WORK INSTRUCTIONS: Select all lines with the string "this" in them, and copy those lines.

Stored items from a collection
§

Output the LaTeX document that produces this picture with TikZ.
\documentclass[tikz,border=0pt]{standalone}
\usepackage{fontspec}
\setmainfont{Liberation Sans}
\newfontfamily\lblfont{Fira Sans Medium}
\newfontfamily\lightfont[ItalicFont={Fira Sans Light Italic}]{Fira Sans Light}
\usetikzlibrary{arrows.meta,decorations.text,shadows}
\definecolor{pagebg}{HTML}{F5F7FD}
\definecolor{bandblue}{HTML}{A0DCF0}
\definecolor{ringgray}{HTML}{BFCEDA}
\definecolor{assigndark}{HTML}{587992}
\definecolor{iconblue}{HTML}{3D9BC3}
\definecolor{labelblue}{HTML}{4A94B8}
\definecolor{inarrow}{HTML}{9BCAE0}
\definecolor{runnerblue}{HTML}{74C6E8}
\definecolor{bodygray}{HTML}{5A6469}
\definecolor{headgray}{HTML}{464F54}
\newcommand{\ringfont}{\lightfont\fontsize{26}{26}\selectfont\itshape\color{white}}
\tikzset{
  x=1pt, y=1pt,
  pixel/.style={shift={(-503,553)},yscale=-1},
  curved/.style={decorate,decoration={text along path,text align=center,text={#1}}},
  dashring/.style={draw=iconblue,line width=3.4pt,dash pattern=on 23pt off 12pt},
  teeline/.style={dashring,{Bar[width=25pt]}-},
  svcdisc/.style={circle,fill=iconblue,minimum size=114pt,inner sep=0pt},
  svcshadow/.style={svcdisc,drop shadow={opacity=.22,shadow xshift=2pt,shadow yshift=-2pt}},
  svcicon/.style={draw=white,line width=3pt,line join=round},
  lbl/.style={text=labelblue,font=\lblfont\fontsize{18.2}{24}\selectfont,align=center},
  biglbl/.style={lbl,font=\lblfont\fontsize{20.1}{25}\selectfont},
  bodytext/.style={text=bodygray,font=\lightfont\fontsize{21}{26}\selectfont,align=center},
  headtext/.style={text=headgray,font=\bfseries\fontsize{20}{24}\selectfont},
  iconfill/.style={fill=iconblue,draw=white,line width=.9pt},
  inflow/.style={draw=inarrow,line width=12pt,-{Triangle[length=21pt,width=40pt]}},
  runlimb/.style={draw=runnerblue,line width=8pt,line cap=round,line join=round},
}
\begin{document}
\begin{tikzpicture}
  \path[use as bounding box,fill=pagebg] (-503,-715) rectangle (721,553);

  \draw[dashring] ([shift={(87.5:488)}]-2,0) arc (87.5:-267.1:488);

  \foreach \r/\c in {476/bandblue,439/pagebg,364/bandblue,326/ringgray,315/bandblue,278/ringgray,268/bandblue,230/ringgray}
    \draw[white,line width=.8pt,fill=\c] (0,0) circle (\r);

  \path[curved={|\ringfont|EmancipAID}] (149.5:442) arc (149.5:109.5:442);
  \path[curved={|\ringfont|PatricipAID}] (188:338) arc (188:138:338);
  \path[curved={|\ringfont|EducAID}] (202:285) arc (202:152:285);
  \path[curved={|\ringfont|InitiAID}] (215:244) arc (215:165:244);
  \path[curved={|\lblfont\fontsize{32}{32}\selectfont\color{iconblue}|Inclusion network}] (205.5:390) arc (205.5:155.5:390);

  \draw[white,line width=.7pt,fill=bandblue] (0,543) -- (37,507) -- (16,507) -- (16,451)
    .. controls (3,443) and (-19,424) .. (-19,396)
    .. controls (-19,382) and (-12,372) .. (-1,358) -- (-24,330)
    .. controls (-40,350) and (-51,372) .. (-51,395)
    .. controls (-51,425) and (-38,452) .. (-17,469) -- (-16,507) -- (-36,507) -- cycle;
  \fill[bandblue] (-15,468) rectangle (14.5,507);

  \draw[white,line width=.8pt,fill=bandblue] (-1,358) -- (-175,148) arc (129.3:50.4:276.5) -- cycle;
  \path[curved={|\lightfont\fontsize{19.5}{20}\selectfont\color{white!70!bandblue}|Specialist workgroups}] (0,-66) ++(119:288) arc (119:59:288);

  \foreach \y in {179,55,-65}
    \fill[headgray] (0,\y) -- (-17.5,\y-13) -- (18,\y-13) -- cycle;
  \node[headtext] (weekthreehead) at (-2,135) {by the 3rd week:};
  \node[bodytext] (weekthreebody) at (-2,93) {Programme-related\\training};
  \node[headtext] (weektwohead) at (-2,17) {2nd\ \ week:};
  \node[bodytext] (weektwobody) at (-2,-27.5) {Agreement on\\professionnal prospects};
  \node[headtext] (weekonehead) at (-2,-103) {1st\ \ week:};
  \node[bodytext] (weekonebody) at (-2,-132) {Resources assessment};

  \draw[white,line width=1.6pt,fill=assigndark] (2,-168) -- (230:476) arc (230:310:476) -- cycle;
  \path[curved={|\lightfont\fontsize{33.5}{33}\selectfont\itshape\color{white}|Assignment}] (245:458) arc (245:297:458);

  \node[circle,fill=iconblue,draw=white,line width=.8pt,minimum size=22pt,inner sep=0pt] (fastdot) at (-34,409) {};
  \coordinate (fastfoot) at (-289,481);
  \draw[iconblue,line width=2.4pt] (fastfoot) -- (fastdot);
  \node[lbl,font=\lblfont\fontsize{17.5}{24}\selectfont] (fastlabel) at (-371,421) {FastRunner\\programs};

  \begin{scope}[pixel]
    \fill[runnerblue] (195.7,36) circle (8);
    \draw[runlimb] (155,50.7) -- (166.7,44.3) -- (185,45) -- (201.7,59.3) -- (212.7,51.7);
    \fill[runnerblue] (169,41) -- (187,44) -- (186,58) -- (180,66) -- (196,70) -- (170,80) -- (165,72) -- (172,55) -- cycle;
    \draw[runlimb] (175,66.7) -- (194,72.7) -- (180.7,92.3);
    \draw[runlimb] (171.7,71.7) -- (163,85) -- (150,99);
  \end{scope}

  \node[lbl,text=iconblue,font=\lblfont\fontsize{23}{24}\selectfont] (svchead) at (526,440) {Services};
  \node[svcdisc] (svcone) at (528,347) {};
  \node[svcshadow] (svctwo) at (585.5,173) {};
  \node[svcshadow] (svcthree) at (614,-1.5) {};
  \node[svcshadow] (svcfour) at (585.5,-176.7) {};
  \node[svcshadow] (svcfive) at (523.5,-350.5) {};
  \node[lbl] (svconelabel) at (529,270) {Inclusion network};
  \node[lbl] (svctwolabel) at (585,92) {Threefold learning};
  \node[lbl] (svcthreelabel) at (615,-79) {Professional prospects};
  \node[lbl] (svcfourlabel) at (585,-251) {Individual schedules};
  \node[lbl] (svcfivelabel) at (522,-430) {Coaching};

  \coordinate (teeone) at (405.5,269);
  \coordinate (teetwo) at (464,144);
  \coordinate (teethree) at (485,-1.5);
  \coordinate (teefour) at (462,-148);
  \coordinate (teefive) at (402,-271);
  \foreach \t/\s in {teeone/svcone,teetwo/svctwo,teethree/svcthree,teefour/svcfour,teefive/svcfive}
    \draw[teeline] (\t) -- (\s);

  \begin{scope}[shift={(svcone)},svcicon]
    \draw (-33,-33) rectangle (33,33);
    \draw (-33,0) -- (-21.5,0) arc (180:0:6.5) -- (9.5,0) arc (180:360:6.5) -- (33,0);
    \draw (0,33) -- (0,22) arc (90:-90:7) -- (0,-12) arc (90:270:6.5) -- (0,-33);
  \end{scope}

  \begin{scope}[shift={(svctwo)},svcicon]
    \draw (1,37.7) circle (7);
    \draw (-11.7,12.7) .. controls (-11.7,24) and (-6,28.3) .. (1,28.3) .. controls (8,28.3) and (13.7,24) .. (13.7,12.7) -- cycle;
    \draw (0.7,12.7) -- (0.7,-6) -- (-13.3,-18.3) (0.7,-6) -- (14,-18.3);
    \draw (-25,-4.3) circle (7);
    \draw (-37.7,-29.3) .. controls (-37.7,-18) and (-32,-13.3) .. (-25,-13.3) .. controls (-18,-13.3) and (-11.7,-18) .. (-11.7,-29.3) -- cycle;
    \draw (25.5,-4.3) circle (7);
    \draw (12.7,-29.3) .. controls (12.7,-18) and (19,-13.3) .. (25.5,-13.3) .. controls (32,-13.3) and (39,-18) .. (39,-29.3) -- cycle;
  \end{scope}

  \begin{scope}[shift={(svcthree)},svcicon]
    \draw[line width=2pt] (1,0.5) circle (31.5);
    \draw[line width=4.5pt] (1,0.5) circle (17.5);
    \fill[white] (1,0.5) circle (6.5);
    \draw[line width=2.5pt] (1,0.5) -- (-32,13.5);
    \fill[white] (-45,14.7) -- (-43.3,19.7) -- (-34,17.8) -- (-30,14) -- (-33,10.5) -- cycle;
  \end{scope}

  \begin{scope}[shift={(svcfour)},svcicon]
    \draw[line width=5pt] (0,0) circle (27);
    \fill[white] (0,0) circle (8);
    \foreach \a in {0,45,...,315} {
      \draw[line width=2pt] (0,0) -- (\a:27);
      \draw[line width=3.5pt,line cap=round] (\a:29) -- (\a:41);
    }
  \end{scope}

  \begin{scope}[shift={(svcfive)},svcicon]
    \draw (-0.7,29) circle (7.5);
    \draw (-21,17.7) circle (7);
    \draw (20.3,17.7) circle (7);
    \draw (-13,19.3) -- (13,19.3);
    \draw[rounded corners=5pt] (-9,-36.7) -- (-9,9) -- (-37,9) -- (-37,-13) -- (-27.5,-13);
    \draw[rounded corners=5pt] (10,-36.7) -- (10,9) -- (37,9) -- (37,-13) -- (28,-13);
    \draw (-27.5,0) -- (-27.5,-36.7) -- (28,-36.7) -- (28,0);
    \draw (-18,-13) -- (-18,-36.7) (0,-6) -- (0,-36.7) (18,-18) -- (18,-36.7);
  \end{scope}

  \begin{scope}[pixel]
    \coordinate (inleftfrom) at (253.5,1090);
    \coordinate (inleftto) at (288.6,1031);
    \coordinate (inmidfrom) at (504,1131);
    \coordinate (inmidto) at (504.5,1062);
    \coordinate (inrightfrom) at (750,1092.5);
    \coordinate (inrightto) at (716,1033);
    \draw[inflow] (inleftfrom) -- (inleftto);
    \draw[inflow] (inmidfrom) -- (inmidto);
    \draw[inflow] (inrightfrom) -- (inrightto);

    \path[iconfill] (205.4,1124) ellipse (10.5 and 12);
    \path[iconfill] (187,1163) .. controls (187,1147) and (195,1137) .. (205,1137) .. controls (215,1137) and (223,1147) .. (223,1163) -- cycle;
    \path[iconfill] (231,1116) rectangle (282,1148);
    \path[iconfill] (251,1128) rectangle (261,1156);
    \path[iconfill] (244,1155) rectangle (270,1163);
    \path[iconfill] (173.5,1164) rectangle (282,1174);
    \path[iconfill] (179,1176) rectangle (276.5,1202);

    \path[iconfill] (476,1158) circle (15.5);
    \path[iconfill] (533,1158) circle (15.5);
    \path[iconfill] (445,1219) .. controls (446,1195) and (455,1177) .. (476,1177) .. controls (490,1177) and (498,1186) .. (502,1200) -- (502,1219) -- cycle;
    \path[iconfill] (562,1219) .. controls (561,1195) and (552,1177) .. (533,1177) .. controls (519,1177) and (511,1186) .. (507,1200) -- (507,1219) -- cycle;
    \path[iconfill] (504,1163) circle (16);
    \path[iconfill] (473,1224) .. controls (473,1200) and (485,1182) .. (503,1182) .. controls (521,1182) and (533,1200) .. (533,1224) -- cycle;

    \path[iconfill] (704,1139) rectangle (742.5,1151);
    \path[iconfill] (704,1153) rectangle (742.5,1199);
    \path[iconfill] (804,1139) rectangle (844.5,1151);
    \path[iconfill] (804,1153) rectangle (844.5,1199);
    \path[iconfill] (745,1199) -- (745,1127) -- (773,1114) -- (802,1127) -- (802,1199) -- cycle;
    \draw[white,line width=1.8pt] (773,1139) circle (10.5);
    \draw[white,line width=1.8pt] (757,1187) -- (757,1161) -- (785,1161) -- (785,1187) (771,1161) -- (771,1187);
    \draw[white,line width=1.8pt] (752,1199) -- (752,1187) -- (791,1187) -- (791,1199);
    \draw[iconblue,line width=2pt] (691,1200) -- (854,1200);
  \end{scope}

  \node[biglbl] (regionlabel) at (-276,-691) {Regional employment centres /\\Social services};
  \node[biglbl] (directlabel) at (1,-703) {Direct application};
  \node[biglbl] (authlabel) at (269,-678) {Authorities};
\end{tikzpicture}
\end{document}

§

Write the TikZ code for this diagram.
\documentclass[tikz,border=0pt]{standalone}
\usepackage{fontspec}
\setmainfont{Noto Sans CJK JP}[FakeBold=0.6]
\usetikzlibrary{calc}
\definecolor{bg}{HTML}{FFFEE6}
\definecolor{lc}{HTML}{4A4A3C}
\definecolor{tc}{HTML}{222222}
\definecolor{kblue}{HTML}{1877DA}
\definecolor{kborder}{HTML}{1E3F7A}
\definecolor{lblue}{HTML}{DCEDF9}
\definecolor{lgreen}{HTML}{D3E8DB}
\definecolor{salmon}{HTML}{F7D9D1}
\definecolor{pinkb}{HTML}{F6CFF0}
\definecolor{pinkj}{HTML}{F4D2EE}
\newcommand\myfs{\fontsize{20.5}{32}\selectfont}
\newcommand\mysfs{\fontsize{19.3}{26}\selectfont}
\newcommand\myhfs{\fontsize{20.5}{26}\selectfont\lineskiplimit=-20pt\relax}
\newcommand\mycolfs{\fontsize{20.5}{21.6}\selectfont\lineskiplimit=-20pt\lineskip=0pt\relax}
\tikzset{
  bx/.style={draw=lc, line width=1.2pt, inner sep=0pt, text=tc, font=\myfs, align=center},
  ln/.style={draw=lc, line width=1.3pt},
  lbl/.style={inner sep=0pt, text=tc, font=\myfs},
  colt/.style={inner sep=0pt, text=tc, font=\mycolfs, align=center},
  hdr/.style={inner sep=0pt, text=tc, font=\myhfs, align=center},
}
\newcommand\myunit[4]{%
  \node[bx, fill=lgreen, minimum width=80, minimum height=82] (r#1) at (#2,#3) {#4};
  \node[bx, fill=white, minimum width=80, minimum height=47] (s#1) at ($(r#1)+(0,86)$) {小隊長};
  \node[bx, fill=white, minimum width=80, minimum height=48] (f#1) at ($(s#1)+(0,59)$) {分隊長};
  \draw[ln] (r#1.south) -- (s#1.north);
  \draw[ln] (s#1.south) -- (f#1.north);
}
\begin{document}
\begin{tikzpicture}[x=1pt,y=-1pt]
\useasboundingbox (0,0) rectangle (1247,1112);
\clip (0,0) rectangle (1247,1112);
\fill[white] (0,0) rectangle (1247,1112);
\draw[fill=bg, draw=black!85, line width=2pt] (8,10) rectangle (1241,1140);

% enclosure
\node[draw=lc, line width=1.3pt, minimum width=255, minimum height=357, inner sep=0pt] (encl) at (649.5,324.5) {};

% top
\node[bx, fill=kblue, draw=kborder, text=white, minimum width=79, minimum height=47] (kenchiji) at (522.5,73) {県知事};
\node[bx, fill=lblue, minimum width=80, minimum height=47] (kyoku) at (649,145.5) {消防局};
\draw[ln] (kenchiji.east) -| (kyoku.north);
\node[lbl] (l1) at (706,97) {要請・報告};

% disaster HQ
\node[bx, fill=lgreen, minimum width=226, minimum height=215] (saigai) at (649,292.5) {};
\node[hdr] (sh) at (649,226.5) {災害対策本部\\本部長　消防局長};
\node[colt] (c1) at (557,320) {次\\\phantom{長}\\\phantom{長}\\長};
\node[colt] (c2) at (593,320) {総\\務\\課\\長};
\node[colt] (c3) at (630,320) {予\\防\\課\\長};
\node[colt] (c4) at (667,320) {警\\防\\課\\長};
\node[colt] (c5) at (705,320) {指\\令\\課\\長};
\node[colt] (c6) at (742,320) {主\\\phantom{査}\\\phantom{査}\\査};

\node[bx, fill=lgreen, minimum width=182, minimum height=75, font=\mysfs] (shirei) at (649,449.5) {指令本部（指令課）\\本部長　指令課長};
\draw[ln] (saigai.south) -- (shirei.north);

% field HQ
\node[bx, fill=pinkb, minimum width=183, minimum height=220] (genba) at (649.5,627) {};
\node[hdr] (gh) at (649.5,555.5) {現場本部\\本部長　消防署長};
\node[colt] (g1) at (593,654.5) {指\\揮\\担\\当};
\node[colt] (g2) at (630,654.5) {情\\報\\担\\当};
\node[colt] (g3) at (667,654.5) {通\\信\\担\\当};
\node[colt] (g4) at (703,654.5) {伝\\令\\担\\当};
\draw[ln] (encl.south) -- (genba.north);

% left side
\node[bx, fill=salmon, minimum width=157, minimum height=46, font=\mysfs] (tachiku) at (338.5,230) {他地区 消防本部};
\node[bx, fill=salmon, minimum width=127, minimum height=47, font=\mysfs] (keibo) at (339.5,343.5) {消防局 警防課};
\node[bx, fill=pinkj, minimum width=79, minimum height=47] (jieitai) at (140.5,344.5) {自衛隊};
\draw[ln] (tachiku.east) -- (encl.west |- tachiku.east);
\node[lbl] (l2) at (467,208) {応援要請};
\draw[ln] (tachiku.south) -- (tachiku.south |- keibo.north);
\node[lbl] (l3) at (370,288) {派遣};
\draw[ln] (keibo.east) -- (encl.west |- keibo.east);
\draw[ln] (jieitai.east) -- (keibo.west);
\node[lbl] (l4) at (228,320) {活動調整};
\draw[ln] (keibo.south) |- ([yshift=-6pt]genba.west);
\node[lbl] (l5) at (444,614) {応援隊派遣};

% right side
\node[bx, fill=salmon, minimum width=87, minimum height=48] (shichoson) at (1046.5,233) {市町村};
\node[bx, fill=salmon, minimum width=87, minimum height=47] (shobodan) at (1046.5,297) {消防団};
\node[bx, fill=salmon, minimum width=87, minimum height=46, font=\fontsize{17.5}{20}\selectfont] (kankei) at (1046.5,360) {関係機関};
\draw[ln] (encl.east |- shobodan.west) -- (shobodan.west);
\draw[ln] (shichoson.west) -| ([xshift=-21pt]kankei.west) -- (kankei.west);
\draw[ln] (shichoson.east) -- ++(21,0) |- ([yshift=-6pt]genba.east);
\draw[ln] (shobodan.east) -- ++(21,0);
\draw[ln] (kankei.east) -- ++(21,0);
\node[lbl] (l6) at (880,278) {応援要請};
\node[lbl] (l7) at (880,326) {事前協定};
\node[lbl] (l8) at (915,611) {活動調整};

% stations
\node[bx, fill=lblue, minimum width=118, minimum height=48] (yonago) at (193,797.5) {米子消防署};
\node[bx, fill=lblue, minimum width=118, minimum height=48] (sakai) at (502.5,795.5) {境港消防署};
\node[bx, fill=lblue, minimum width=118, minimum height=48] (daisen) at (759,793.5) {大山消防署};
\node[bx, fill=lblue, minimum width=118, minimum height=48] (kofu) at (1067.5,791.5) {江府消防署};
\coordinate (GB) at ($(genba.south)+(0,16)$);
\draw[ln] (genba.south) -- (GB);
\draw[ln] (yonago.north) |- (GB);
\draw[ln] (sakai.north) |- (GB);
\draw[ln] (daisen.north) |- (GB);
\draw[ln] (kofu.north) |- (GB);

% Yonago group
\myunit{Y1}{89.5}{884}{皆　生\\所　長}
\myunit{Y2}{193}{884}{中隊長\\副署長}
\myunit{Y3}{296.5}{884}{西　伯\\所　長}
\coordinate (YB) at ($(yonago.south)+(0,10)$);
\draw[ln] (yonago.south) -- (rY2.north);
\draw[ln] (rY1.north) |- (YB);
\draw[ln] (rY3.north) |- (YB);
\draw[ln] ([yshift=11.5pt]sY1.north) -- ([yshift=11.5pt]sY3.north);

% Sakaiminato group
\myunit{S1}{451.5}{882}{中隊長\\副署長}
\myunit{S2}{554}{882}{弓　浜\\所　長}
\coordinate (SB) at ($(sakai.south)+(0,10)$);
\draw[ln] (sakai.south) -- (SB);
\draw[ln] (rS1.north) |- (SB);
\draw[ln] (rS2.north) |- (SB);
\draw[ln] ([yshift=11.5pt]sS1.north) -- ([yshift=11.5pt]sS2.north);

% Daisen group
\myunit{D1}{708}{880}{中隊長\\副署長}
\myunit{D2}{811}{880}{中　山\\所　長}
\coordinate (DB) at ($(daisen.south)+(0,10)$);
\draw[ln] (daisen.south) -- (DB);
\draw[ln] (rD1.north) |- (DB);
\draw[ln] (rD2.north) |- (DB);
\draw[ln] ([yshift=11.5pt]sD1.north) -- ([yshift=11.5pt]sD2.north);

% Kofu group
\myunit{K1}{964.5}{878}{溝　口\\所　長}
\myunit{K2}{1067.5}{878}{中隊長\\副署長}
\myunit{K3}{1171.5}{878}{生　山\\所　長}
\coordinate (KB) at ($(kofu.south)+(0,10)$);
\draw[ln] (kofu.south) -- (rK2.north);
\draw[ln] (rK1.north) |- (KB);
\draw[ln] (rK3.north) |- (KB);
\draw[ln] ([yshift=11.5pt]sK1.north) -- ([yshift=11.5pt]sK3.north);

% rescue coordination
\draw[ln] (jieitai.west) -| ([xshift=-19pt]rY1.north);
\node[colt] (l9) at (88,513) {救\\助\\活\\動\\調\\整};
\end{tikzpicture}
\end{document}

§

WORKED ANSWER:
Output the LaTeX document that produces this picture with TikZ.
Write the TikZ code for this diagram.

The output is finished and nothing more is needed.